Landrieu was clearly stunned and bumbled through the rest of the interview by saying that “there will be plenty of time later to assess blame.”
Yes, there certainly will be.
Then there is this administration’s deadly learning disability. One would think the administration had learned something in Baghdad—that the first thing you need to do in the aftermath of a war or disaster is get lots of bodies in there and reinstate law and order. Everything else—rescue, relief and rebuilding—depends on order and a secure environment.
Those big-talking neocons ignored that rule in Iraq. There was little or no post-event planning, and too few troops and equipment on the ground to deal with it, and Americans and Iraqis are still dying because of that. Now they’ve done it again, only this time right here at home.
George W. Bush likes to throw the term “accountability” around whenever he’s talking about low-ranking public servants, particularly teachers. But there’s no accountability among his own employees and appointees. Former CIA chief George Tenet should have been fired. Instead, he was given a medal. Former Deputy Secretary of Defense Paul “Iraqi oil will pay for the war” Wolfowitz should have been fired. Instead, he was promoted to head of the World Bank. Secretary of Defense Donald Rumsfeld should have been fired for his failures in Iraq. Now, he should be canned for his failure to respond to the largest natural (and human) disaster in U.S. history—but, of course, he won’t be. In fact, I wouldn’t be surprised if there’s a medal in this mess for Rumsfeld, too.
America has suffered many ills over the past couple of centuries but never such arrogant and incompetent leadership as this bunch. In five short years, it has: (1) looted the Treasury into insolvency and backbreaking debt; (2) invaded a sovereign nation on false pretenses; (3) traded America’s once-robust working middle class for cheap offshore, sweatshop labor; and (4) further enriched the already rich while further impoverishing the impoverished.
Now it’s extending its reverse Midas touch on the poor victims of Hurricane Katrina, as if the people have not suffered enough already.
Who is going to say “stop”? Who’s going to stand up and say these people must be prevented from doing any more damage? When will a coalition of moderate, sane members of Congress come together and decide that, if we can’t impeach this man, then let’s confine him? Come together and form a shadow government within the legislative branch. Bottle up stupid and harmful legislation while passing much-needed sensible, humane legislation. And then be ready to override the inevitable vetoes.
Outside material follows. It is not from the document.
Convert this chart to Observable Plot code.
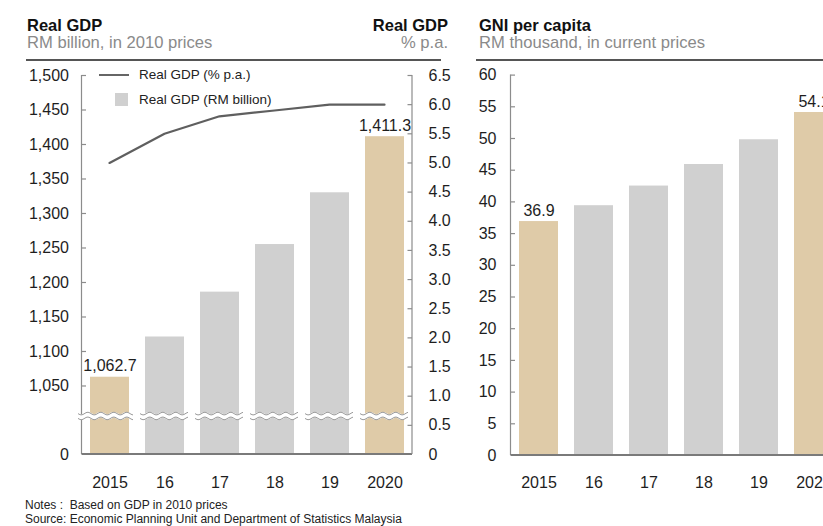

Stop crazy people from being appointed for life to our federal courts—especially the Supreme Court.
Call it a legislative-branch coup if you must. But it’s long past time for those who know better, those in both parties, to declare the skipper incompetent and take charge. Leave him muttering and raging alone in his office, fidgeting with his ball bearings and accusing those around him of disloyalty. The time has come. The standard has been exceeded. The evidence is piled high around us.
If a president can be impeached for lying about sex, what do we do with one who has divided our nation, disrupted large parts of the world and endangered the very environment that sustains human life? Let him continue on, unfettered, for three more years? Is that our fate?
We all live in New Orleans right now.
I watched a woman trapped in New Orleans screaming on CNN, “We need help! Someone save us!”
She spoke for me, and for the nation.